EU Laws

When you buy something from a retailer, such as Tesco, there will be a one year warranty included as standard, something we take for granted in the UK. For most people one year is sufficient and it seems quite reasonable, but what if you just spent £2,000 on a new plasma TV and it stopped working after 13 months? Surely that isn’t fair. Of course, some people choose to pay a fortune for an extended warranty lasting several years, which might be prudent for such an expensive product. However, there is also another useful tool one can use and it’s entirely free.

This tool is something that has been around for a long time but nobody seems to know about it. The tool in question is an EU Directive that states:

A two-year guarantee applies for the sale of all consumer goods everywhere in the EU. In some countries, this may be more, and some manufacturers also choose to offer a longer warranty period.

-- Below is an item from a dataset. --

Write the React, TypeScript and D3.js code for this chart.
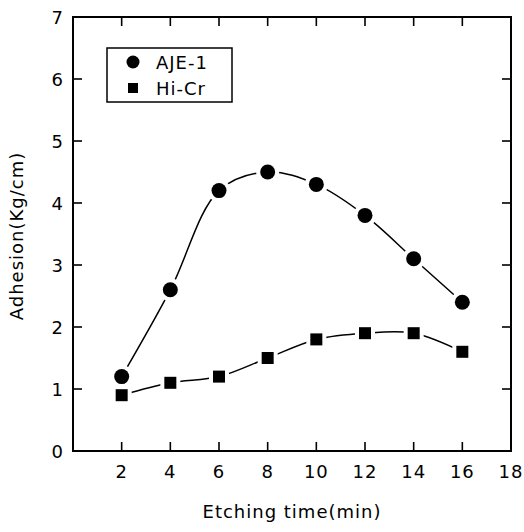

This little law is simple enough, purchase something and it’s guaranteed for a refund or replacement for up to two years. Therefore the one year warranty UK retailers give people isn’t really worth much. It is useful only if the item breaks within 12 months, but outwith that time the EU directive is the consumers only weapon. Despite the fact that most retailers aren’t even aware of the directive, as soon as county court proceedings begin their head office will soon admit defeat, so it’s recommended that people pursue this whenever they can.

European Union

Although the EU law hasn’t made its way into UK law, there is no court in the country that can defy EU legislation, so the consumer will win any court battle. For the few people who do know about this law (mostly thanks to the internet), they have all succeeded in obtaining a refund or replacement with minimal fuss. Normally an EU law makes its way into UK law quite promptly, but for some reason this one has been forgotten about. That might be due to the fact that if every retailer in the UK offered two years warranty as standard they would be losing a significant amount of money, which would ultimately hurt our economy.

The UK government seems content that only a handful of people are aware of, or use this directive, for now. But as more people are looking for cheaper alternatives and turning to the internet for consumer advice, it’s only a matter of time before this EU directive becomes a household resource.